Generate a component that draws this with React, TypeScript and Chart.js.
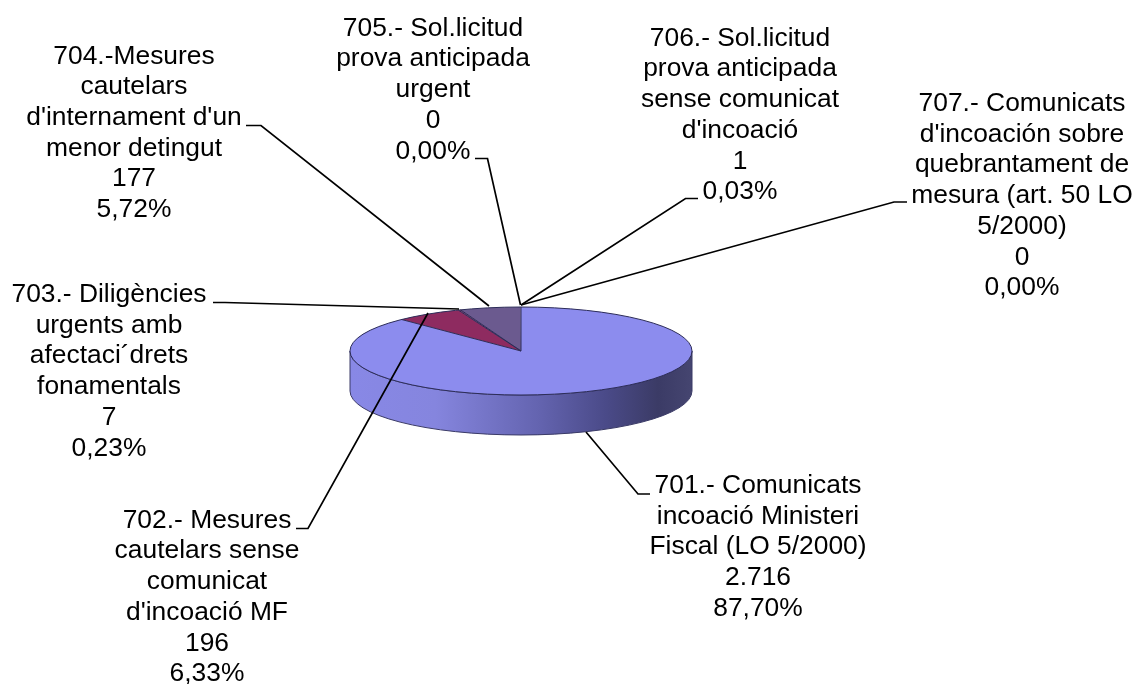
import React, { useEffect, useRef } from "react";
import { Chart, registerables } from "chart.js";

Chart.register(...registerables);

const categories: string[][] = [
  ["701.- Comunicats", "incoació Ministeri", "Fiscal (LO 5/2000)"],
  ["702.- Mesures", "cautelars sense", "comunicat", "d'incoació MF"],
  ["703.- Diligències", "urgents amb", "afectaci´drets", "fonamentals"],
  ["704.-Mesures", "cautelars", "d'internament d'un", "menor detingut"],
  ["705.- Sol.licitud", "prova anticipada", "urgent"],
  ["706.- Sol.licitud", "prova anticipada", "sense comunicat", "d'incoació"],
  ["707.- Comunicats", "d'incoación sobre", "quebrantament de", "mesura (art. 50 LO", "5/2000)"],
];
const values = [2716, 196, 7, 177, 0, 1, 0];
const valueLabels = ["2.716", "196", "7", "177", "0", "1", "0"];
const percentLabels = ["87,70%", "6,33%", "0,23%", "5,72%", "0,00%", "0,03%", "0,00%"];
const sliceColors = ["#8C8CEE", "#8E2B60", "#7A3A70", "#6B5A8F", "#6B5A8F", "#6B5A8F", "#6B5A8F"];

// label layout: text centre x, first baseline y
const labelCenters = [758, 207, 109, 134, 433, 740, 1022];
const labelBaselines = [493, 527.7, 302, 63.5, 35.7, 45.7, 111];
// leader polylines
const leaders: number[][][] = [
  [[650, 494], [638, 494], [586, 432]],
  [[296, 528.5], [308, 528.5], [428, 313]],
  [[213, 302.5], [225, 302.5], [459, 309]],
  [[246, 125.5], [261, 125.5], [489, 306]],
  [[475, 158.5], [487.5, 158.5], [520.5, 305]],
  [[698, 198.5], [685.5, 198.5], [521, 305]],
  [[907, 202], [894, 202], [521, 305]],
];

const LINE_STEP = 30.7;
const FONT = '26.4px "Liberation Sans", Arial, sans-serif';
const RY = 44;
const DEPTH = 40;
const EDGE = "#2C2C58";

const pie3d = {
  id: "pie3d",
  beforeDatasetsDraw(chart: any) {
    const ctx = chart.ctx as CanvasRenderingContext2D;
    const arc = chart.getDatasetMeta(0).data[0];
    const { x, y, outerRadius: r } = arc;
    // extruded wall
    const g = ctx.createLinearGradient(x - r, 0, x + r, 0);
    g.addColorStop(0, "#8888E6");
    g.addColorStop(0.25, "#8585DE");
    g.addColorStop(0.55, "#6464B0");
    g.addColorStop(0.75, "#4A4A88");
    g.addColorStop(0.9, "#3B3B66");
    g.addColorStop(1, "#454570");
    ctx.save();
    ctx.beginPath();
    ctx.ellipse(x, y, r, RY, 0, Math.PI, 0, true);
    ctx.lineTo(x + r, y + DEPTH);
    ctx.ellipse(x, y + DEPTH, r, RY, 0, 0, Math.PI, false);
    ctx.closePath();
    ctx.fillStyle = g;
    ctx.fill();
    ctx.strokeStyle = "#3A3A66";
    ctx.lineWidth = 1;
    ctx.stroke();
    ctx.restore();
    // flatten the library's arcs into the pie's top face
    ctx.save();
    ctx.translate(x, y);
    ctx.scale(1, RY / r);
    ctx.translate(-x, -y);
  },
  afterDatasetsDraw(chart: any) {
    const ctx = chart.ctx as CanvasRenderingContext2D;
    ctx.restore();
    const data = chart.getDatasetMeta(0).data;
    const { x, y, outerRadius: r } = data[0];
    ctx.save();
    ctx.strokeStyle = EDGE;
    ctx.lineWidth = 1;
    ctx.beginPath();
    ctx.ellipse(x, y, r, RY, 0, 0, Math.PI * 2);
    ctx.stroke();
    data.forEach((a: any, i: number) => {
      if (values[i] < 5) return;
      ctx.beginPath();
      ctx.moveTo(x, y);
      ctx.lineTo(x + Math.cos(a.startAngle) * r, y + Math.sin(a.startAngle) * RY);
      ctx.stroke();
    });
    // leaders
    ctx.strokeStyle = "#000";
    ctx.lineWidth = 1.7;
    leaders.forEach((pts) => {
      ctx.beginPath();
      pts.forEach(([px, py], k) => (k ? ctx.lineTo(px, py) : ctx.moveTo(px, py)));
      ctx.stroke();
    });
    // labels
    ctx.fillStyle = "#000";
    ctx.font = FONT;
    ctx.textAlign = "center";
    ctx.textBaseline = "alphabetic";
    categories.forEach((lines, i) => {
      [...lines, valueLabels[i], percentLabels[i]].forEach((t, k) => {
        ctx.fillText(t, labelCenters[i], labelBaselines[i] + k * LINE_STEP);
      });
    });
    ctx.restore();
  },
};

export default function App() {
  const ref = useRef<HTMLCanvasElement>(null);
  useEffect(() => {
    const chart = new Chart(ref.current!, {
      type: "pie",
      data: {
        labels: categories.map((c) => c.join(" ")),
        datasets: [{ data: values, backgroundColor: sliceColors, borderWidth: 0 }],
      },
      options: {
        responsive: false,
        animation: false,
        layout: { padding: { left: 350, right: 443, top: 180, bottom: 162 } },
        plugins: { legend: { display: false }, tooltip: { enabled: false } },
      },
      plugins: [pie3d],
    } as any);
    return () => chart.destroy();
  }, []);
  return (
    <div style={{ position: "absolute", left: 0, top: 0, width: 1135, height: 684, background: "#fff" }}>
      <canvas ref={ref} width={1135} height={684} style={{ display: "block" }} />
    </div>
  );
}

- Problem requirements
In the data above, please extract the lines from the first one through the line with "Chart.register(...registerables);", exactly, and keep pictures out.

- Answer to the problem
Generate a component that draws this with React, TypeScript and Chart.js.
import React, { useEffect, useRef } from "react";
import { Chart, registerables } from "chart.js";

Chart.register(...registerables);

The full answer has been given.